= League of African Democratic Socialist Parties =

The League of African Democratic Socialist Parties, initially known as the Socialist Inter-African, is a union of democratic socialist political parties in the continent of Africa. It was set up to provide an international forum for moderate socialists in Africa, and proclaimed that "democratic socialism" was the only possible path to African development. It is affiliated to, but not a regional component of, the Socialist International.

The decision to set it up was taken at the 1976 Geneva meeting of the Socialist International by a group of African social democrats led by Léopold Sédar Senghor of Senegal. At the time vice-president of the SI, he was "entrusted" with the task of setting up a local organisation that would be free of accusations of any affiliation to Moscow.
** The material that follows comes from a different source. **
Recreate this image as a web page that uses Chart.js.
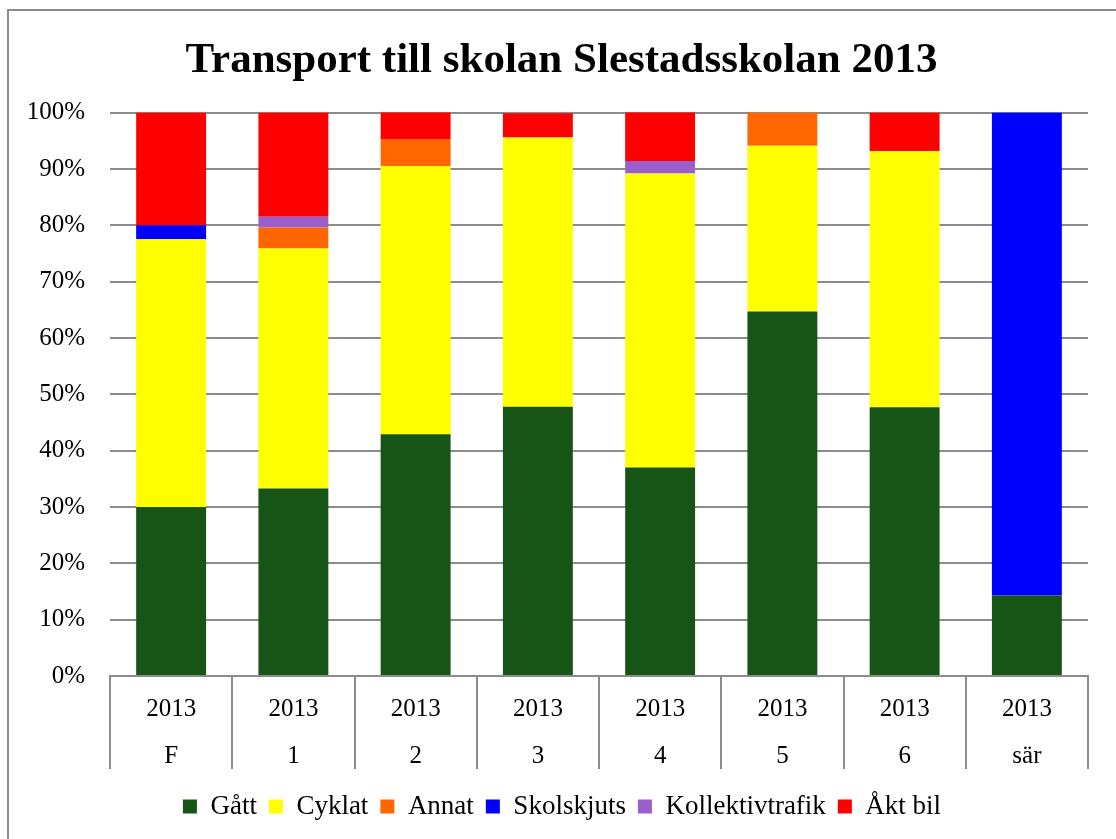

The Socialist Inter-African held its inaugural meeting in Tunis on February 26–28, 1981. Eleven democratic socialist parties from across the continent attended. Amongst the founding parties was the Sudanese Socialist Union of Gaafar Nimeiry. Senghor was unable to attract all the continent's socialists; prominent exceptions included Zimbabwe and Namibia. The Soviet press declared the union of "bourgeois" parties was dangerous and opportunistic, and that the Socialist Inter-African was "programmed in Western Europe and designed in Dakar and Tunis."